The Genius of the Few continues the work described in the author's earlier book - The Megalithic Odyssey - and carries the prehistorical research back to 8000 BC, when a group of Sages, known to the Sumerians as "Anannage" and to the early people of the Middle East as the 'shining ones' settled into a fertile basin within the mountains of Southern Lebanon.
Amazing book! Thanks heavens the Patrick Foundation resurrected the out-of-print version and expanded its fascinating study of a group of advanced beings known as the Shining Ones, or Anannage, who lived in the Near East around 8200 BC. In-depth analysis includes easy-to-read, scholarly evidence drawn from translations and interpretations of Sumerian, Hebraic and Greek texts. Extensive research challenges previous interpretations and "raises questions and probabilities that have immense implications for the study of prehistoric and modern religion." I highly recommend this to readers interested in the bible and prehistory.

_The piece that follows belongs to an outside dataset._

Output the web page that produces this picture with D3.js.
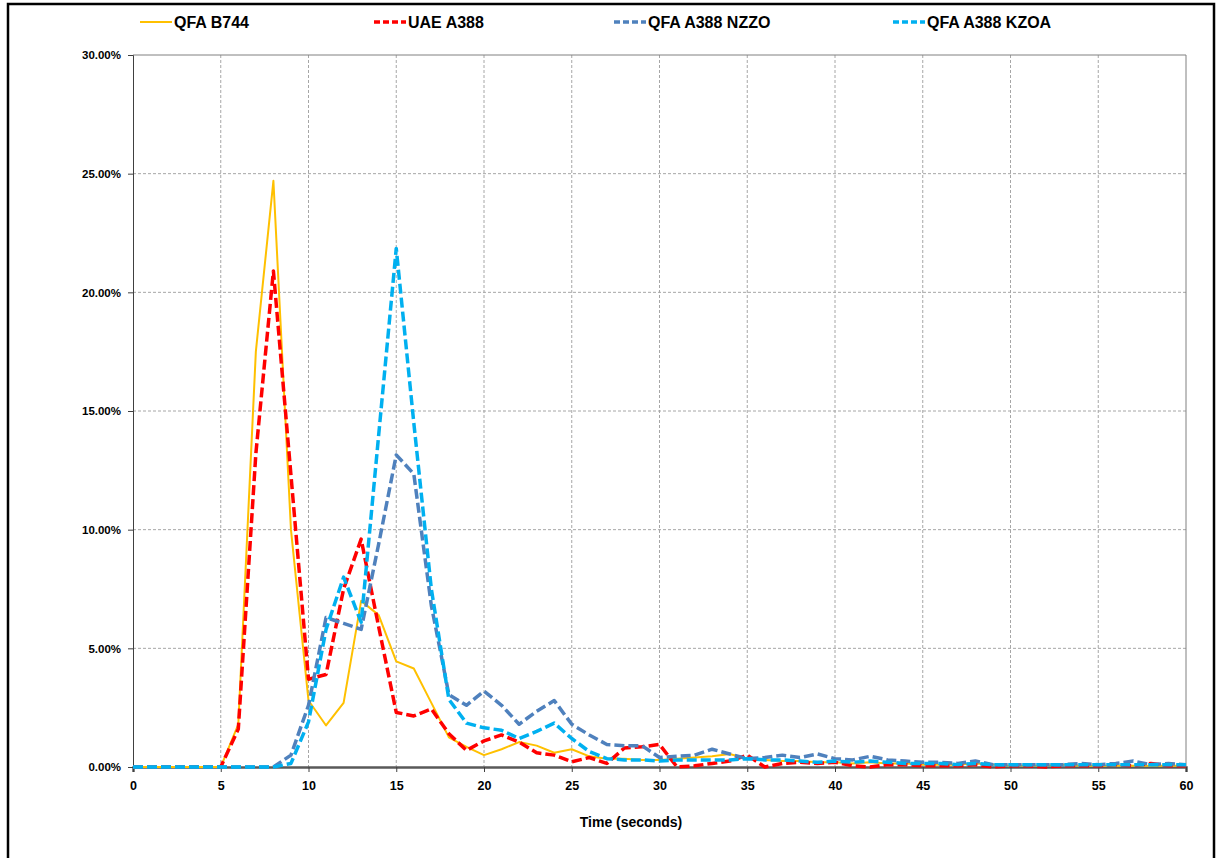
<!DOCTYPE html>
<html>
<head>
<meta charset="utf-8">
<script src="https://cdn.jsdelivr.net/npm/d3@7/dist/d3.min.js"></script>
<style>
  body { margin: 0; background: #fff; }
  svg { display: block; font-family: "Liberation Sans", Arial, sans-serif; }
</style>
</head>
<body>
<div id="chart"></div>
<script>
// time in seconds (x categories)
const seconds = [0,1,2,3,4,5,6,7,8,9,10,11,12,13,14,15,16,17,18,19,20,21,22,23,24,25,26,27,28,29,30,
  31,32,33,34,35,36,37,38,39,40,41,42,43,44,45,46,47,48,49,50,51,52,53,54,55,56,57,58,59,60]

// percentages
const qfaB744 = [0,0,0,0,0,0, 1.8,17.5,24.7,10.0,2.8, 1.75,2.7,7.0,6.4,4.45, 4.15,2.7,1.25,0.85,0.5,
  0.75,1.05,0.9,0.6,0.75, 0.45,0.35,0.35,0.3,0.3, 0.35,0.4,0.45,0.55,0.35, 0.3,0.25,0.25,0.2,0.2,
  0.15,0.2,0.15,0.15,0.1, 0.1,0.1,0.15,0.1,0.05, 0.05,0.05,0.1,0.05,0.05, 0.05,0.05,0.05,0.05,0.05]
const uaeA388 = [0,0,0,0,0,0, 1.6,13.2,20.9,12.3,3.7, 3.9,7.5,9.6,5.9,2.3, 2.15,2.45,1.4,0.7,1.1,
  1.35,1.05,0.6,0.5,0.22, 0.4,0.15,0.8,0.85,0.95, 0,0.05,0.15,0.25,0.5, 0,0.15,0.2,0.15,0.2,
  0.05,0,0.1,0.1,0.05, 0.05,0.05,0.1,0,0.05, 0.05,0,0.05,0.05,0.05, 0.1,0.05,0.15,0.05,0.05]
const qfaA388Nzzo = [0,0,0,0,0,0, 0,0,0,0.5,2.6, 6.3,6.05,5.8,9.4,13.15, 12.35,6.8,3.05,2.6,3.2,
  2.6,1.8,2.35,2.8,1.8, 1.35,0.95,0.9,0.9,0.4, 0.45,0.5,0.75,0.55,0.35, 0.4,0.5,0.4,0.55,0.35,
  0.3,0.45,0.3,0.25,0.2, 0.2,0.15,0.25,0.1,0.1, 0.1,0.1,0.1,0.15,0.1, 0.15,0.25,0.1,0.15,0.1]
const qfaA388Kzoa = [0,0,0,0,0,0, 0,0,0,0.15,1.9, 5.8,8.0,6.1,14.0,21.85, 14.5,7.5,2.85,1.85,1.65,
  1.55,1.2,1.5,1.85,1.2, 0.65,0.35,0.3,0.3,0.25, 0.3,0.3,0.3,0.3,0.35, 0.3,0.3,0.25,0.2,0.25,
  0.2,0.25,0.2,0.15,0.15, 0.15,0.1,0.15,0.1,0.1, 0.1,0.1,0.1,0.1,0.1, 0.1,0.1,0.1,0.1,0.1]

const seriesNames = ['QFA B744', 'UAE A388', 'QFA A388 NZZO', 'QFA A388 KZOA']
const xTicks = [0,5,10,15,20,25,30,35,40,45,50,55,60]
const yTicks = [0,5,10,15,20,25,30]

const series = [
  { name: seriesNames[0], values: qfaB744, color: '#FFC000', width: 2, dash: null },
  { name: seriesNames[1], values: uaeA388, color: '#FF0000', width: 3.5, dash: '10,4' },
  { name: seriesNames[2], values: qfaA388Nzzo, color: '#4F81BD', width: 3.5, dash: '10,4' },
  { name: seriesNames[3], values: qfaA388Kzoa, color: '#00B0F0', width: 3.5, dash: '10,4' }
]

const W = 1218, H = 858
const margin = { top: 55, right: 32, bottom: 91, left: 133 }
const graphWidth = W - margin.left - margin.right
const graphHeight = H - margin.top - margin.bottom

const svg = d3.select('#chart').append('svg')
  .attr('width', W)
  .attr('height', H)

// outer frame
svg.append('rect')
  .attr('x', 8).attr('y', 4)
  .attr('width', 1206).attr('height', 880)
  .attr('fill', '#fff')
  .attr('stroke', '#000')
  .attr('stroke-width', 2.5)

const graph = svg.append('g')
  .attr('transform', `translate(${margin.left},${margin.top})`)

const x = d3.scaleLinear().domain([0, 60]).range([0, graphWidth])
const y = d3.scaleLinear().domain([0, 30]).range([graphHeight, 0])

// grid
graph.append('g')
  .selectAll('line')
  .data(xTicks.filter(d => d > 0 && d < 60))
  .enter().append('line')
  .attr('x1', d => x(d)).attr('x2', d => x(d))
  .attr('y1', 0).attr('y2', graphHeight)
  .attr('stroke', '#a6a6a6').attr('stroke-width', 1)
  .attr('stroke-dasharray', '3,2')

graph.append('g')
  .selectAll('line')
  .data(yTicks.filter(d => d > 0 && d < 30))
  .enter().append('line')
  .attr('x1', 0).attr('x2', graphWidth)
  .attr('y1', d => y(d)).attr('y2', d => y(d))
  .attr('stroke', '#a6a6a6').attr('stroke-width', 1)
  .attr('stroke-dasharray', '3,2')

// plot area border top / right
graph.append('path')
  .attr('d', `M0,${y(30)}H${x(60)}V${graphHeight}`)
  .attr('fill', 'none')
  .attr('stroke', '#808080')
  .attr('stroke-width', 1)

// axes
const axeX = d3.axisBottom(x).tickValues(xTicks).tickSize(5).tickPadding(9).tickFormat(d3.format('d'))
const axeY = d3.axisLeft(y).tickValues(yTicks).tickSize(5).tickPadding(7).tickFormat(d => d.toFixed(2) + '%')

const groupX = graph.append('g')
  .attr('transform', `translate(0,${graphHeight})`)
  .call(axeX)
groupX.select('.domain').attr('stroke', '#595959').attr('stroke-width', 2.5)
groupX.selectAll('.tick line').attr('stroke', '#404040')
groupX.selectAll('text')
  .attr('font-size', 12.5).attr('font-weight', 'bold').attr('fill', '#000')
  .attr('font-family', '"Liberation Sans", Arial, sans-serif')

const groupY = graph.append('g').call(axeY)
groupY.select('.domain').attr('stroke', '#404040').attr('stroke-width', 1)
groupY.selectAll('.tick line').attr('stroke', '#404040')
groupY.selectAll('text')
  .attr('font-size', 11.5).attr('font-weight', 'bold').attr('fill', '#000')
  .attr('font-family', '"Liberation Sans", Arial, sans-serif')

// lines
const line = d3.line()
  .x((d, i) => x(seconds[i]))
  .y(d => y(d))

series.forEach(s => {
  graph.append('path')
    .datum(s.values)
    .attr('d', line)
    .attr('fill', 'none')
    .attr('stroke', s.color)
    .attr('stroke-width', s.width)
    .attr('stroke-dasharray', s.dash)
    .attr('stroke-linejoin', 'round')
})

// x axis title
svg.append('text')
  .attr('x', 631).attr('y', 827)
  .attr('text-anchor', 'middle')
  .attr('font-size', 14).attr('font-weight', 'bold')
  .text('Time (seconds)')

// legend
const legendX = [140, 374, 614, 893]
const legend = svg.append('g')
series.forEach((s, i) => {
  const g = legend.append('g').attr('transform', `translate(${legendX[i]},22)`)
  g.append('line')
    .attr('x1', 0).attr('x2', 32)
    .attr('y1', 0).attr('y2', 0)
    .attr('stroke', s.color)
    .attr('stroke-width', s.width)
    .attr('stroke-dasharray', s.dash ? '6,3' : null)
  g.append('text')
    .attr('x', 34).attr('y', 5.5)
    .attr('font-size', 16).attr('font-weight', 'bold')
    .text(s.name)
})
</script>
</body>
</html>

I think this book should be mandatory reading for everyone. In Genius of the Few O'Brien questions the laws and dogma governing Christianity and Judaism. In considering the nature of Yahweh, O'Brien reveals an entity with alarming mood swings and swift retaliatory punishment when his laws were either questioned or disobeyed. Whether or not you accept the hinted-at suggestion that the settlement in Eden was an outpost for a far more advanced race of inter-stellar travelers who decided to settle and "educate" the locals or whether you believe Eden was God's first attempt at guiding wayward humanity, the magnificence of this book lies in the idea that somewhere along the way we have lost all sense of the munificent numinous presence in whom we found our genesis and have fallen into the rut of worshiping an anthropomorphic semblance of our worst egoistic characteristics. O'Brien ably and intelligently points out that the Judaeo-Christian God based on the entity who led the Hebrews out of Egypt is a jealous God indeed, a small-minded, sharp-tongued, ego-driven narcissist in desperate need of anger management as opposed to the spectacular stage management he used to control his "chosen" people. Heaven help them! I cannot recommend this book highly enough. Speculative or absolutely on the money this book is a fascinating read.